O pernambucano Seu Juca, um dos personagens de Tinta fresca, de Paula Alzugaray e Ricardo van Steen – o melhor documentário nacional em média-metragem da recente edição da Mostra BR de Cinema, que será exibido em São Paulo no Resfest, no sábado 26, e na Mostra do Audiovisual Paulista, na terça-feira 29 –, professa em tom solene que “pintar sua aldeia é tornar-se universal”. Não é possível afirmar se a frase foi adaptada da máxima de Tolstói, já que Seu Juca é um homem simples, que dificilmente teria acesso à obra do escritor russo. Mas uma coisa é certa: a frase sintetiza o objetivo do filme, que é registrar as várias formas de expressão – artísticas ou não – nos espaços urbanos. Durante três anos, a dupla de diretores percorreu as cidades de São Paulo, Rio de Janeiro, Porto Alegre e Recife colhendo imagens de grafites, pinturas, pichações e simples camadas de tinta, tendo como moldura o concreto dos muros, as fachadas de cinema, carrinhos de vendedores ambulantes, paredes de botecos e até portas de banheiros públicos.

“Nossa idéia não foi classificar essas manifestações populares. Nós apenas registramos essa arte efêmera e mostramos que ela conversa com a arte erudita, de galeria”, explica Paula.

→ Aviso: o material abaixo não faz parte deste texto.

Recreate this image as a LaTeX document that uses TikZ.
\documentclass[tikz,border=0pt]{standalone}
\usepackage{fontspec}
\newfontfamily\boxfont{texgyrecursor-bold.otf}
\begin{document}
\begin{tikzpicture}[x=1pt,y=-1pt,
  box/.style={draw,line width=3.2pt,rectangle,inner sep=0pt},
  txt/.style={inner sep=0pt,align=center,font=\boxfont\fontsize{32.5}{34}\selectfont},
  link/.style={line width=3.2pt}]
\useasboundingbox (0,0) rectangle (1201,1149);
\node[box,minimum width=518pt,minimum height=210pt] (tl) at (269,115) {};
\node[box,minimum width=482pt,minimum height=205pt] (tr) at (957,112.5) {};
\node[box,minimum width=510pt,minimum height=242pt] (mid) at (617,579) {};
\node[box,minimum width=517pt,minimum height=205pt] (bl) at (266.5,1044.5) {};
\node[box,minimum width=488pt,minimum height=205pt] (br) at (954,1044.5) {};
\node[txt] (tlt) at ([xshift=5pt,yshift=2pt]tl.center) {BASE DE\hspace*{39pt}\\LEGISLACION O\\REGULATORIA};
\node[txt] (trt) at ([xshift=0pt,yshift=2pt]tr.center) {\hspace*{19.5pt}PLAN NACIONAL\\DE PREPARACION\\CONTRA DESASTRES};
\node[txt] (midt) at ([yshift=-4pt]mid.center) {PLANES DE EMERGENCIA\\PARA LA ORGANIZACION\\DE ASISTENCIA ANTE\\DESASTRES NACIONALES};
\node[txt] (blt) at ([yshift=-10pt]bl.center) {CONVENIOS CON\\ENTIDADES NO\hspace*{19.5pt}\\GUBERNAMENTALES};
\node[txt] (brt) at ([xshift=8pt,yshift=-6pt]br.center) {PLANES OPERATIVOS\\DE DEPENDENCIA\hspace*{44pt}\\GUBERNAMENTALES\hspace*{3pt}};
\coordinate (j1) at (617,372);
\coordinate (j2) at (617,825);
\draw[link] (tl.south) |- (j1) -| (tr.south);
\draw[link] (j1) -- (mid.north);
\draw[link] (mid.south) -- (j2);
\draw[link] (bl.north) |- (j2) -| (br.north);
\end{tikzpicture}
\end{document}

Outras conversas seduzem em Tinta fresca, a
começar pelas histórias curiosas de Seu Juca,
que vive de confeccionar cartazes de bares com
pérolas como “O wisky (sic) é o melhor amigo do homem, é o cão engarrafado”. Ou a do sr. Ling, o
autor das pinturas de filmes do Cine Marabá, no
centro de São Paulo. O diálogo entre anônimos e eruditos acontece ao longo do média-metragem com
o depoimento de artistas plásticos, como Artur Barrio e Marepe. Ainda há espaço para a polêmica, como a discussão sobre a legitimidade das pichações urbanas. Caso do depoimento do pichador Anêmico, que fornece dados para entender um pouco as motivações e a “política territorial” desse universo à margem.